* Task statement:
What follows is a listing to be transcribed exactly.
--- Collected data ---
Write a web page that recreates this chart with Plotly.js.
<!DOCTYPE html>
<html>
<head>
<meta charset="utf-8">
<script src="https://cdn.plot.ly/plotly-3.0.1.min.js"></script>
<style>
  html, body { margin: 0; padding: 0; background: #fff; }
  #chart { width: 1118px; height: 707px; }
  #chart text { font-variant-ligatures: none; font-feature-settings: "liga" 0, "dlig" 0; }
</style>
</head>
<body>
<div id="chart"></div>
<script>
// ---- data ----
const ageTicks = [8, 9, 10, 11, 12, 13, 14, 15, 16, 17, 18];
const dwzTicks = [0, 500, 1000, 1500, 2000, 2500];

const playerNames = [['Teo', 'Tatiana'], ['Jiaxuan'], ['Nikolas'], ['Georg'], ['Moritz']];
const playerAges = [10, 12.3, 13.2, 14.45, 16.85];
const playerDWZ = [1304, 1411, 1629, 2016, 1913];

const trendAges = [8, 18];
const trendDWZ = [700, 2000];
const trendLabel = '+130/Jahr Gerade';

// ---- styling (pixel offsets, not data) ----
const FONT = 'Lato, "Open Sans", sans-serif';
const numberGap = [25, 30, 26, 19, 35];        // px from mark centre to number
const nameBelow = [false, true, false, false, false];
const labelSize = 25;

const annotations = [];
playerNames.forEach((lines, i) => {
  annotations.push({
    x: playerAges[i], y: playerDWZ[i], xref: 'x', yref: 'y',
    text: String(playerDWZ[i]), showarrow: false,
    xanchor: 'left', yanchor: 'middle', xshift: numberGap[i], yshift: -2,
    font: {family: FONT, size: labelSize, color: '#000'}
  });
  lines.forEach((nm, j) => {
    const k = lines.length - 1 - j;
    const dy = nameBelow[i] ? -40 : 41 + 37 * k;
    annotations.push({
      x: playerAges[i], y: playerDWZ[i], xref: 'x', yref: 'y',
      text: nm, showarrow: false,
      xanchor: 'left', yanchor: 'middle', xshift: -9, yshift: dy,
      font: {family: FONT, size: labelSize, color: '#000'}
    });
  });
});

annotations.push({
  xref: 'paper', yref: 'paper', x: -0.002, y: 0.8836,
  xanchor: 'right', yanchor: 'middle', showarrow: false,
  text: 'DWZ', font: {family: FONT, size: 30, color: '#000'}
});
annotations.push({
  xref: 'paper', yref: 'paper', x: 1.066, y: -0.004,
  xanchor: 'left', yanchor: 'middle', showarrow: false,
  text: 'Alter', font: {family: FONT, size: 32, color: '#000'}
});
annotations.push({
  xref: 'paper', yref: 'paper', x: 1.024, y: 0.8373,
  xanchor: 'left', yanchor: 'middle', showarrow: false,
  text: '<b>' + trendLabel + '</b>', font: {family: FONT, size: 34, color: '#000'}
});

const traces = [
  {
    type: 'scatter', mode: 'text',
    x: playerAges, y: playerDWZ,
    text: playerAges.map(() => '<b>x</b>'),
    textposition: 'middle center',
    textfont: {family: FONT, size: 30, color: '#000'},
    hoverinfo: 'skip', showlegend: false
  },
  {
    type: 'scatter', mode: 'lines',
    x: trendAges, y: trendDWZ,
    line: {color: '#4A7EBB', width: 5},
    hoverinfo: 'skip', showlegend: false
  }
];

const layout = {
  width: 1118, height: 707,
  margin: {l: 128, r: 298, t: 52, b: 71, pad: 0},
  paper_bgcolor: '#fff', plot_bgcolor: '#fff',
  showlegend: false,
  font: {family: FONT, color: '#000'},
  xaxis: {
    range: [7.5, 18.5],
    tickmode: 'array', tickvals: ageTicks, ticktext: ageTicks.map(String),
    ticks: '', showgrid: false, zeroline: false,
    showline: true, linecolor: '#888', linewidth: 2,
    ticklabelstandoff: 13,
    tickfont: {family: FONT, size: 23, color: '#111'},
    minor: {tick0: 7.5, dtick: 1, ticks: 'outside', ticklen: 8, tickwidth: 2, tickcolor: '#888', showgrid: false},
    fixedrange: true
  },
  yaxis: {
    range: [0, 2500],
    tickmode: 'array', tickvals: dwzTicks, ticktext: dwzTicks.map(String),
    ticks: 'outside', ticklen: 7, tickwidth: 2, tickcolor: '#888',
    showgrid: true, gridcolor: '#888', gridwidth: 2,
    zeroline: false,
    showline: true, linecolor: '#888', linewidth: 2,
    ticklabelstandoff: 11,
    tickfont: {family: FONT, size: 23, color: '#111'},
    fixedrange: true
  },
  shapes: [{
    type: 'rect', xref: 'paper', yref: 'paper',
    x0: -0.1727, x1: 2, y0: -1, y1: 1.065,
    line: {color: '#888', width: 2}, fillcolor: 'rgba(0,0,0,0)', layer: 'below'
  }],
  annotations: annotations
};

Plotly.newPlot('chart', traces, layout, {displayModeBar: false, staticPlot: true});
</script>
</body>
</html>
---
* Solution for this problem:
Write a web page that recreates this chart with Plotly.js.
<!DOCTYPE html>
<html>
<head>
<meta charset="utf-8">
<script src="https://cdn.plot.ly/plotly-3.0.1.min.js"></script>
<style>
  html, body { margin: 0; padding: 0; background: #fff; }
  #chart { width: 1118px; height: 707px; }
  #chart text { font-variant-ligatures: none; font-feature-settings: "liga" 0, "dlig" 0; }
</style>
</head>
<body>
<div id="chart"></div>
<script>
// ---- data ----
const ageTicks = [8, 9, 10, 11, 12, 13, 14, 15, 16, 17, 18];
const dwzTicks = [0, 500, 1000, 1500, 2000, 2500];

const playerNames = [['Teo', 'Tatiana'], ['Jiaxuan'], ['Nikolas'], ['Georg'], ['Moritz']];
const playerAges = [10, 12.3, 13.2, 14.45, 16.85];
const playerDWZ = [1304, 1411, 1629, 2016, 1913];

const trendAges = [8, 18];
const trendDWZ = [700, 2000];
const trendLabel = '+130/Jahr Gerade';

// ---- styling (pixel offsets, not data) ----
const FONT = 'Lato, "Open Sans", sans-serif';
const numberGap = [25, 30, 26, 19, 35];        // px from mark centre to number
const nameBelow = [false, true, false, false, false];
const labelSize = 25;

const annotations = [];
playerNames.forEach((lines, i) => {
  annotations.push({
    x: playerAges[i], y: playerDWZ[i], xref: 'x', yref: 'y',
    text: String(playerDWZ[i]), showarrow: false,
    xanchor: 'left', yanchor: 'middle', xshift: numberGap[i], yshift: -2,
    font: {family: FONT, size: labelSize, color: '#000'}
  });
  lines.forEach((nm, j) => {
    const k = lines.length - 1 - j;
    const dy = nameBelow[i] ? -40 : 41 + 37 * k;
    annotations.push({
      x: playerAges[i], y: playerDWZ[i], xref: 'x', yref: 'y',
      text: nm, showarrow: false,
      xanchor: 'left', yanchor: 'middle', xshift: -9, yshift: dy,
      font: {family: FONT, size: labelSize, color: '#000'}
    });
  });
});

annotations.push({
  xref: 'paper', yref: 'paper', x: -0.002, y: 0.8836,
  xanchor: 'right', yanchor: 'middle', showarrow: false,
  text: 'DWZ', font: {family: FONT, size: 30, color: '#000'}
});
annotations.push({
  xref: 'paper', yref: 'paper', x: 1.066, y: -0.004,
  xanchor: 'left', yanchor: 'middle', showarrow: false,
  text: 'Alter', font: {family: FONT, size: 32, color: '#000'}
});
annotations.push({
  xref: 'paper', yref: 'paper', x: 1.024, y: 0.8373,
  xanchor: 'left', yanchor: 'middle', showarrow: false,
  text: '<b>' + trendLabel + '</b>', font: {family: FONT, size: 34, color: '#000'}
});

const traces = [
  {
    type: 'scatter', mode: 'text',
    x: playerAges, y: playerDWZ,
    text: playerAges.map(() => '<b>x</b>'),
    textposition: 'middle center',
    textfont: {family: FONT, size: 30, color: '#000'},
    hoverinfo: 'skip', showlegend: false
  },
  {
    type: 'scatter', mode: 'lines',
    x: trendAges, y: trendDWZ,
    line: {color: '#4A7EBB', width: 5},
    hoverinfo: 'skip', showlegend: false
  }
];

const layout = {
  width: 1118, height: 707,
  margin: {l: 128, r: 298, t: 52, b: 71, pad: 0},
  paper_bgcolor: '#fff', plot_bgcolor: '#fff',
  showlegend: false,
  font: {family: FONT, color: '#000'},
  xaxis: {
    range: [7.5, 18.5],
    tickmode: 'array', tickvals: ageTicks, ticktext: ageTicks.map(String),
    ticks: '', showgrid: false, zeroline: false,
    showline: true, linecolor: '#888', linewidth: 2,
    ticklabelstandoff: 13,
    tickfont: {family: FONT, size: 23, color: '#111'},
    minor: {tick0: 7.5, dtick: 1, ticks: 'outside', ticklen: 8, tickwidth: 2, tickcolor: '#888', showgrid: false},
    fixedrange: true
  },
  yaxis: {
    range: [0, 2500],
    tickmode: 'array', tickvals: dwzTicks, ticktext: dwzTicks.map(String),
    ticks: 'outside', ticklen: 7, tickwidth: 2, tickcolor: '#888',
    showgrid: true, gridcolor: '#888', gridwidth: 2,
    zeroline: false,
    showline: true, linecolor: '#888', linewidth: 2,
    ticklabelstandoff: 11,
    tickfont: {family: FONT, size: 23, color: '#111'},
    fixedrange: true
  },
  shapes: [{
    type: 'rect', xref: 'paper', yref: 'paper',
    x0: -0.1727, x1: 2, y0: -1, y1: 1.065,
    line: {color: '#888', width: 2}, fillcolor: 'rgba(0,0,0,0)', layer: 'below'
  }],
  annotations: annotations
};

Plotly.newPlot('chart', traces, layout, {displayModeBar: false, staticPlot: true});
</script>
</body>
</html>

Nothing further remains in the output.